The film includes a number of songs with Jeanette Mac Donald singing contemporary songs. Three years later she was to join with Nelson Eddy in a series of eight operettas at MGM. However, following One Hour With You, she and Maurice Chevalier teamed for Love Me Tonight under the direction of Rouben Mamoulian. Lubitsch then directed Chevalier and Mac Donald in a 1934 version of The Merry Widow.
1. How enjoyable a film? The touch of the director, Ernst Lubitsch: humour, comedy of manners, comedy of morals, sly digs at morality, especially marriage and sexual morality?
2. The quality of the film as a product of 1932? The use of sound, the songs? Black and white photography, the styles and stylishness? The impact of the stars?

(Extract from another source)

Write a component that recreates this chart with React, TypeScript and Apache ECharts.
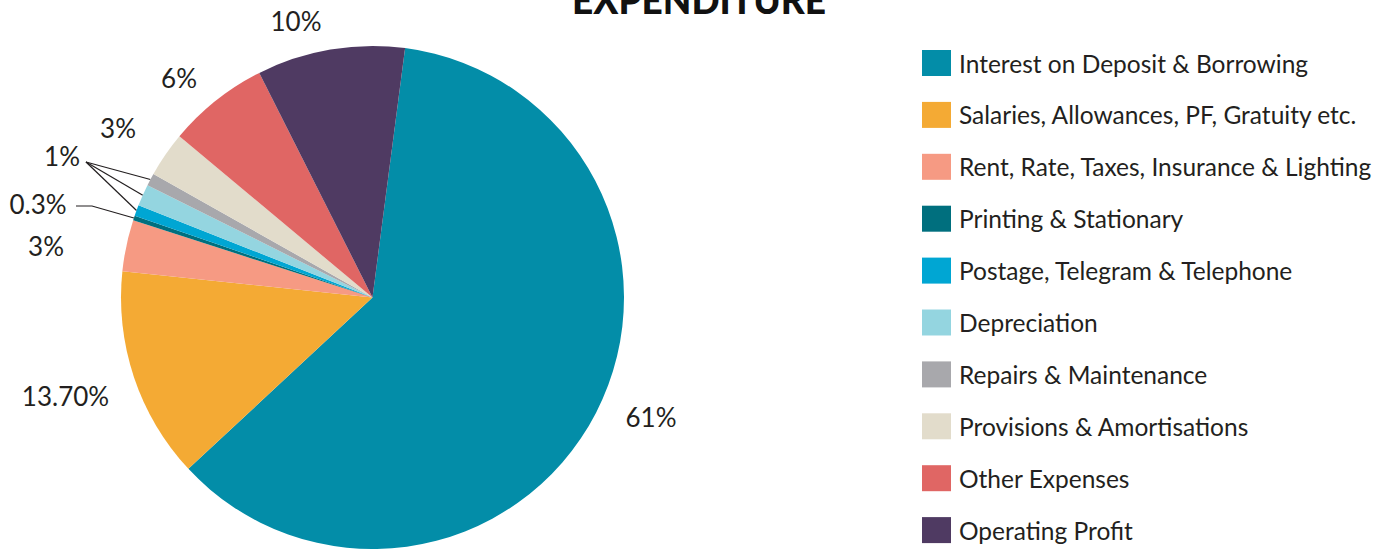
import { useEffect, useRef } from 'react';
import * as echarts from 'echarts';

const categories = [
  'Interest on Deposit & Borrowing',
  'Salaries, Allowances, PF, Gratuity etc.',
  'Rent, Rate, Taxes, Insurance & Lighting',
  'Printing & Stationary',
  'Postage, Telegram & Telephone',
  'Depreciation',
  'Repairs & Maintenance',
  'Provisions & Amortisations',
  'Other Expenses',
  'Operating Profit',
];
const values = [61, 13.6, 3.3, 0.3, 0.7, 1.4, 0.8, 2.9, 6.5, 9.5];
const valueLabels = ['61%', '13.70%', '3%', '0.3%', '', '1%', '', '3%', '6%', '10%'];
const colors = [
  '#038da8', '#f4aa34', '#f69a83', '#006f7e', '#00a6d3',
  '#94d5e0', '#a8a8ac', '#e2dccb', '#e06664', '#4f3a62',
];

// layout (label anchor positions and leader elbows), kept apart from data
const labelPos: number[][] = [
  [651, 417], [65.5, 396], [46, 246], [38, 204], [62, 156],
  [62, 156], [62, 156], [118, 128], [179, 78], [296, 21],
];
const leaderElbows: (number[][] | null)[] = [
  null, null, null, [[92, 206], [76, 206]], [[86, 162]],
  [[86, 162]], [[86, 162]], null, null, null,
];

export default function App() {
  const ref = useRef<HTMLDivElement>(null);
  useEffect(() => {
    document.body.style.margin = '0';
    const chart = echarts.init(ref.current!, undefined, { renderer: 'svg' });
    const font = 'Lato, "Open Sans", sans-serif';
    chart.setOption({
      animation: false,
      graphic: [
        {
          type: 'text',
          x: 699,
          y: -1,
          style: {
            text: 'EXPENDITURE',
            fontSize: 37,
            fontWeight: 900,
            fontFamily: font,
            fill: '#111',
            textAlign: 'center',
            textVerticalAlign: 'middle',
          },
        },
      ],
      legend: {
        orient: 'vertical',
        left: 922,
        top: 50,
        padding: 0,
        itemWidth: 29,
        itemHeight: 26,
        itemGap: 25.9,
        icon: 'rect',
        selectedMode: false,
        textStyle: {
          fontSize: 24.5,
          color: '#231f20',
          fontFamily: font,
          padding: [0, 0, 0, 3],
        },
        data: categories,
      },
      series: [
        {
          type: 'pie',
          center: [372.5, 297.5],
          radius: 251.5,
          startAngle: 82.55,
          clockwise: true,
          avoidLabelOverlap: false,
          label: {
            show: true,
            position: 'outside',
            fontSize: 26,
            color: '#231f20',
            fontFamily: font,
          },
          labelLine: {
            show: false,
            lineStyle: { color: '#231f20', width: 1.2 },
          },
          emphasis: { disabled: true },
          data: categories.map((name, i) => ({
            name,
            value: values[i],
            itemStyle: { color: colors[i] },
            label: { formatter: valueLabels[i] || ' ' },
            labelLine: { show: !!leaderElbows[i] },
          })),
          labelLayout: (params: any) => {
            const i = params.dataIndex;
            const res: any = {
              x: labelPos[i][0],
              y: labelPos[i][1],
              align: 'center',
              verticalAlign: 'middle',
            };
            const elbow = leaderElbows[i];
            if (elbow && params.labelLinePoints) {
              res.labelLinePoints = [params.labelLinePoints[0], ...elbow];
            }
            return res;
          },
        },
      ],
    });
    return () => chart.dispose();
  }, []);
  return <div ref={ref} style={{ width: 1398, height: 549 }} />;
}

3. The quality of the film as a comedy of manners: the emphases on traditional morality, the risks, the risque tones, drawing room morality, society, the overtones of Parts and France? What stance on marriage and love did the film take? With its light touch?
4. The initial invitation to participate, by Maurice Chevalier? Audience
response to this? Interest in the character, his role as a doctor, his love for his wife, the predicament with Mitzi? The ambiguous situations, his lack of resolution, the final resolution? The importance of his asking the audience to judge for themselves? How easily could audiences identify with the characters and the questions?
5. The character of his wife? Conventional, daring and risque at the end with Adolph? Her asking the audience to make judgements?
6. The themes of marriage and the treatment? The strengths and weakness of such marriage, relationship between husband and wife, the significance of the songs and their lyrics, the party and its ambiguity, the break-up of the marriage, the revenge, the happy ending?
7. The delineation of the character of Mitzi? The satire on this kind of woman and her breaking of marriages?
8. The ambiguity of the character of the professor? His wanting to trap Mitzi and yet his two-faced attitudes? His pressure on the doctor? His getting a divorce?
9. The comedy in the character of Adolph? His presentation as the stooge?
10. The enjoyment value of this kind of film? Its value as a comedy of morals?